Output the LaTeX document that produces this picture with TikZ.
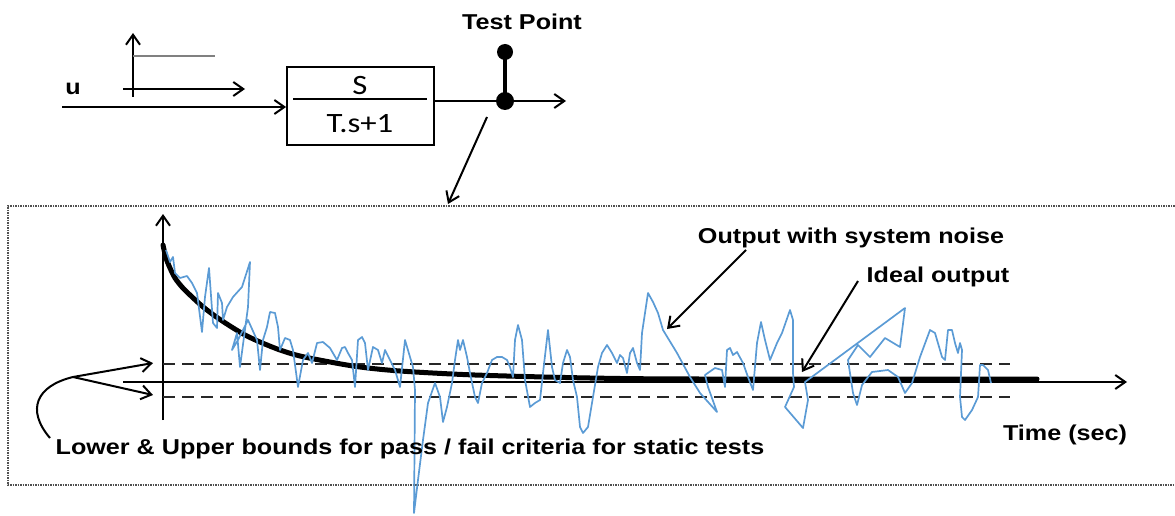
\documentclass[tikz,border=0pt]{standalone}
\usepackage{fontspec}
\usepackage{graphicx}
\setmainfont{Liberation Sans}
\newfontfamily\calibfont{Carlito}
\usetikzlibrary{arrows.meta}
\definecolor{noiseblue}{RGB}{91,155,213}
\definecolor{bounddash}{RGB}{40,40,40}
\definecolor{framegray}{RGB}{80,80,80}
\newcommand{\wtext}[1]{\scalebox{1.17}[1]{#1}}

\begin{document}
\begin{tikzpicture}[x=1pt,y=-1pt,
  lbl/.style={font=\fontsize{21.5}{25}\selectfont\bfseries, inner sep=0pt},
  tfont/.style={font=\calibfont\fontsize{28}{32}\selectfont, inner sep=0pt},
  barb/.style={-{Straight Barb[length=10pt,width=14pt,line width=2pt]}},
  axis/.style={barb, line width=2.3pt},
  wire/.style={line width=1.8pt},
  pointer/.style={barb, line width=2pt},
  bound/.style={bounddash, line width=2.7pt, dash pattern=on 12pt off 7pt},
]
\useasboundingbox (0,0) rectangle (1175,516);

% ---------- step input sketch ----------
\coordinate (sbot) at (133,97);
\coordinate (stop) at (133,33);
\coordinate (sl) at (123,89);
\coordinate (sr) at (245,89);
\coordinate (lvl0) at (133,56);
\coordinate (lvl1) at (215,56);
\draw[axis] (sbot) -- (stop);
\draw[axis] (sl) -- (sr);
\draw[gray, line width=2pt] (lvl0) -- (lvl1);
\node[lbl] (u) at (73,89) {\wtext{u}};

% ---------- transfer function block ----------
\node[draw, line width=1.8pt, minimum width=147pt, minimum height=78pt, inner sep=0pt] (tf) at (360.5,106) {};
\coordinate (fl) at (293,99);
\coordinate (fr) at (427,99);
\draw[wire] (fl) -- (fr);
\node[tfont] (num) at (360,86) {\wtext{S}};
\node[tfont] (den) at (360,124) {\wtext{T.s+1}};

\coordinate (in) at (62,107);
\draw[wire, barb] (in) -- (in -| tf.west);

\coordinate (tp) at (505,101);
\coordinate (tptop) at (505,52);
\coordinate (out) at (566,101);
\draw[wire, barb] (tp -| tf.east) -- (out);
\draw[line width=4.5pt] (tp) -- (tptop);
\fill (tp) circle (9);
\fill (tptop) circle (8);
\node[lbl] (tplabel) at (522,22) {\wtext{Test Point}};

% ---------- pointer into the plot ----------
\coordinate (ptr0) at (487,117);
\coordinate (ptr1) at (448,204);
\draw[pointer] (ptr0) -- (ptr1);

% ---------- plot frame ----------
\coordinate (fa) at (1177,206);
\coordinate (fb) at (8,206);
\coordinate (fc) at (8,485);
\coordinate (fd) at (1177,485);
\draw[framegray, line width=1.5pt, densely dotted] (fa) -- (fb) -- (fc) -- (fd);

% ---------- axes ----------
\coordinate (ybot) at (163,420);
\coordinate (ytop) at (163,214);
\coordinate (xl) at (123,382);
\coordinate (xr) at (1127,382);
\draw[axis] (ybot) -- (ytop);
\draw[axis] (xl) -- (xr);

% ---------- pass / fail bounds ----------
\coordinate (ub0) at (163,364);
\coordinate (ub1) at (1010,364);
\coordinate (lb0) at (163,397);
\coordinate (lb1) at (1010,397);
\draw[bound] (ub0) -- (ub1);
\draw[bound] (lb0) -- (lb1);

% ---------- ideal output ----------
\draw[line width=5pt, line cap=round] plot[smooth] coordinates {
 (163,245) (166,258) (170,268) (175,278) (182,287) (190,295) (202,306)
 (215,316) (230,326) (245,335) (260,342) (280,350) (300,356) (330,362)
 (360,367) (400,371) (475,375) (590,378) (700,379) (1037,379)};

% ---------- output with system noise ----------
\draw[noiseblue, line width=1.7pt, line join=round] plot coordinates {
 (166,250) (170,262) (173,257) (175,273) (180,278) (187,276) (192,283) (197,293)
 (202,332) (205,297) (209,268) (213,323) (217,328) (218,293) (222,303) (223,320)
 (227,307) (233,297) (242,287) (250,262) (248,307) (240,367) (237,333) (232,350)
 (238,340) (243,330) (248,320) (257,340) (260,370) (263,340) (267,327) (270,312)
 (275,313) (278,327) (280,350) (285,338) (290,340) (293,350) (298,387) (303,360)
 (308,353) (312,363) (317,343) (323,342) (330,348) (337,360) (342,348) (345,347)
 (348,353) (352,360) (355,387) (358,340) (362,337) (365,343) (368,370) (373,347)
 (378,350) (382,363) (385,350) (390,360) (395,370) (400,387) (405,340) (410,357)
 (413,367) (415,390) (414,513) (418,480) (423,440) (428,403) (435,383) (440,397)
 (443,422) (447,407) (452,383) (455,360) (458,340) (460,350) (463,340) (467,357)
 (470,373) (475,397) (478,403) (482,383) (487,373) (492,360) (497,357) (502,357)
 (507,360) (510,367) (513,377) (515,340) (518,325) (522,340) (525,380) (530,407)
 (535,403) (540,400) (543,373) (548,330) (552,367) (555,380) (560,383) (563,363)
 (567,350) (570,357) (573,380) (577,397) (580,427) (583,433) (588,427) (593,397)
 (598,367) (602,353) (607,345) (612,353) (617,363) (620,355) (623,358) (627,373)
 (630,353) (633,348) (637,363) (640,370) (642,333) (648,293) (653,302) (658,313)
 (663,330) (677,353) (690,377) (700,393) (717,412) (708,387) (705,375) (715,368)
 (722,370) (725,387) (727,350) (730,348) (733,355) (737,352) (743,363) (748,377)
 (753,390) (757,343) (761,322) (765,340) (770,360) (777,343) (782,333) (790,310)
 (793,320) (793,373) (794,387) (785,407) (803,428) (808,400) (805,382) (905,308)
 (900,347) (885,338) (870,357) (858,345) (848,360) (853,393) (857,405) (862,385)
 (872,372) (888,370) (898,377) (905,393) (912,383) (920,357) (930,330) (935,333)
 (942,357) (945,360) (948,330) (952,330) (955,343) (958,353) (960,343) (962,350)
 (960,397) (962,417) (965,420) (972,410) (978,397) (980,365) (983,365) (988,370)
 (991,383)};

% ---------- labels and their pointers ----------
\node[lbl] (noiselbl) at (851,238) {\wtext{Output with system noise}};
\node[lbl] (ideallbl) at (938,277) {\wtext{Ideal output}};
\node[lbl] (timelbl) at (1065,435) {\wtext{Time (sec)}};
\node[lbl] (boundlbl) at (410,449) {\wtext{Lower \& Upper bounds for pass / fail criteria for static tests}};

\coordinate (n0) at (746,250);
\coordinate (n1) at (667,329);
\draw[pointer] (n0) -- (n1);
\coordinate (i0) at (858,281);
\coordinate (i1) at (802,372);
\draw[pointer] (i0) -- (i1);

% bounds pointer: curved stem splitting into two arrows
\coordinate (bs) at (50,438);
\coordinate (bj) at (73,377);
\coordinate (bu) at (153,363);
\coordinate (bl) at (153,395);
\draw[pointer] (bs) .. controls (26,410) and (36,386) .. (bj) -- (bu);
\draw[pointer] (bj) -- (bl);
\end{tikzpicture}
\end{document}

» **Task prompt**
Reproduce the data word for word, excluding its pictures.

» **Reply to the exercise**
Output the LaTeX document that produces this picture with TikZ.
\documentclass[tikz,border=0pt]{standalone}
\usepackage{fontspec}
\usepackage{graphicx}
\setmainfont{Liberation Sans}
\newfontfamily\calibfont{Carlito}
\usetikzlibrary{arrows.meta}
\definecolor{noiseblue}{RGB}{91,155,213}
\definecolor{bounddash}{RGB}{40,40,40}
\definecolor{framegray}{RGB}{80,80,80}
\newcommand{\wtext}[1]{\scalebox{1.17}[1]{#1}}

\begin{document}
\begin{tikzpicture}[x=1pt,y=-1pt,
  lbl/.style={font=\fontsize{21.5}{25}\selectfont\bfseries, inner sep=0pt},
  tfont/.style={font=\calibfont\fontsize{28}{32}\selectfont, inner sep=0pt},
  barb/.style={-{Straight Barb[length=10pt,width=14pt,line width=2pt]}},
  axis/.style={barb, line width=2.3pt},
  wire/.style={line width=1.8pt},
  pointer/.style={barb, line width=2pt},
  bound/.style={bounddash, line width=2.7pt, dash pattern=on 12pt off 7pt},
]
\useasboundingbox (0,0) rectangle (1175,516);

% ---------- step input sketch ----------
\coordinate (sbot) at (133,97);
\coordinate (stop) at (133,33);
\coordinate (sl) at (123,89);
\coordinate (sr) at (245,89);
\coordinate (lvl0) at (133,56);
\coordinate (lvl1) at (215,56);
\draw[axis] (sbot) -- (stop);
\draw[axis] (sl) -- (sr);
\draw[gray, line width=2pt] (lvl0) -- (lvl1);
\node[lbl] (u) at (73,89) {\wtext{u}};

% ---------- transfer function block ----------
\node[draw, line width=1.8pt, minimum width=147pt, minimum height=78pt, inner sep=0pt] (tf) at (360.5,106) {};
\coordinate (fl) at (293,99);
\coordinate (fr) at (427,99);
\draw[wire] (fl) -- (fr);
\node[tfont] (num) at (360,86) {\wtext{S}};
\node[tfont] (den) at (360,124) {\wtext{T.s+1}};

\coordinate (in) at (62,107);
\draw[wire, barb] (in) -- (in -| tf.west);

\coordinate (tp) at (505,101);
\coordinate (tptop) at (505,52);
\coordinate (out) at (566,101);
\draw[wire, barb] (tp -| tf.east) -- (out);
\draw[line width=4.5pt] (tp) -- (tptop);
\fill (tp) circle (9);
\fill (tptop) circle (8);
\node[lbl] (tplabel) at (522,22) {\wtext{Test Point}};

% ---------- pointer into the plot ----------
\coordinate (ptr0) at (487,117);
\coordinate (ptr1) at (448,204);
\draw[pointer] (ptr0) -- (ptr1);

% ---------- plot frame ----------
\coordinate (fa) at (1177,206);
\coordinate (fb) at (8,206);
\coordinate (fc) at (8,485);
\coordinate (fd) at (1177,485);
\draw[framegray, line width=1.5pt, densely dotted] (fa) -- (fb) -- (fc) -- (fd);

% ---------- axes ----------
\coordinate (ybot) at (163,420);
\coordinate (ytop) at (163,214);
\coordinate (xl) at (123,382);
\coordinate (xr) at (1127,382);
\draw[axis] (ybot) -- (ytop);
\draw[axis] (xl) -- (xr);

% ---------- pass / fail bounds ----------
\coordinate (ub0) at (163,364);
\coordinate (ub1) at (1010,364);
\coordinate (lb0) at (163,397);
\coordinate (lb1) at (1010,397);
\draw[bound] (ub0) -- (ub1);
\draw[bound] (lb0) -- (lb1);

% ---------- ideal output ----------
\draw[line width=5pt, line cap=round] plot[smooth] coordinates {
 (163,245) (166,258) (170,268) (175,278) (182,287) (190,295) (202,306)
 (215,316) (230,326) (245,335) (260,342) (280,350) (300,356) (330,362)
 (360,367) (400,371) (475,375) (590,378) (700,379) (1037,379)};

% ---------- output with system noise ----------
\draw[noiseblue, line width=1.7pt, line join=round] plot coordinates {
 (166,250) (170,262) (173,257) (175,273) (180,278) (187,276) (192,283) (197,293)
 (202,332) (205,297) (209,268) (213,323) (217,328) (218,293) (222,303) (223,320)
 (227,307) (233,297) (242,287) (250,262) (248,307) (240,367) (237,333) (232,350)
 (238,340) (243,330) (248,320) (257,340) (260,370) (263,340) (267,327) (270,312)
 (275,313) (278,327) (280,350) (285,338) (290,340) (293,350) (298,387) (303,360)
 (308,353) (312,363) (317,343) (323,342) (330,348) (337,360) (342,348) (345,347)
 (348,353) (352,360) (355,387) (358,340) (362,337) (365,343) (368,370) (373,347)
 (378,350) (382,363) (385,350) (390,360) (395,370) (400,387) (405,340) (410,357)
 (413,367) (415,390) (414,513) (418,480) (423,440) (428,403) (435,383) (440,397)
 (443,422) (447,407) (452,383) (455,360) (458,340) (460,350) (463,340) (467,357)
 (470,373) (475,397) (478,403) (482,383) (487,373) (492,360) (497,357) (502,357)
 (507,360) (510,367) (513,377) (515,340) (518,325) (522,340) (525,380) (530,407)
 (535,403) (540,400) (543,373) (548,330) (552,367) (555,380) (560,383) (563,363)
 (567,350) (570,357) (573,380) (577,397) (580,427) (583,433) (588,427) (593,397)
 (598,367) (602,353) (607,345) (612,353) (617,363) (620,355) (623,358) (627,373)
 (630,353) (633,348) (637,363) (640,370) (642,333) (648,293) (653,302) (658,313)
 (663,330) (677,353) (690,377) (700,393) (717,412) (708,387) (705,375) (715,368)
 (722,370) (725,387) (727,350) (730,348) (733,355) (737,352) (743,363) (748,377)
 (753,390) (757,343) (761,322) (765,340) (770,360) (777,343) (782,333) (790,310)
 (793,320) (793,373) (794,387) (785,407) (803,428) (808,400) (805,382) (905,308)
 (900,347) (885,338) (870,357) (858,345) (848,360) (853,393) (857,405) (862,385)
 (872,372) (888,370) (898,377) (905,393) (912,383) (920,357) (930,330) (935,333)
 (942,357) (945,360) (948,330) (952,330) (955,343) (958,353) (960,343) (962,350)
 (960,397) (962,417) (965,420) (972,410) (978,397) (980,365) (983,365) (988,370)
 (991,383)};

% ---------- labels and their pointers ----------
\node[lbl] (noiselbl) at (851,238) {\wtext{Output with system noise}};
\node[lbl] (ideallbl) at (938,277) {\wtext{Ideal output}};
\node[lbl] (timelbl) at (1065,435) {\wtext{Time (sec)}};
\node[lbl] (boundlbl) at (410,449) {\wtext{Lower \& Upper bounds for pass / fail criteria for static tests}};

\coordinate (n0) at (746,250);
\coordinate (n1) at (667,329);
\draw[pointer] (n0) -- (n1);
\coordinate (i0) at (858,281);
\coordinate (i1) at (802,372);
\draw[pointer] (i0) -- (i1);

% bounds pointer: curved stem splitting into two arrows
\coordinate (bs) at (50,438);
\coordinate (bj) at (73,377);
\coordinate (bu) at (153,363);
\coordinate (bl) at (153,395);
\draw[pointer] (bs) .. controls (26,410) and (36,386) .. (bj) -- (bu);
\draw[pointer] (bj) -- (bl);
\end{tikzpicture}
\end{document}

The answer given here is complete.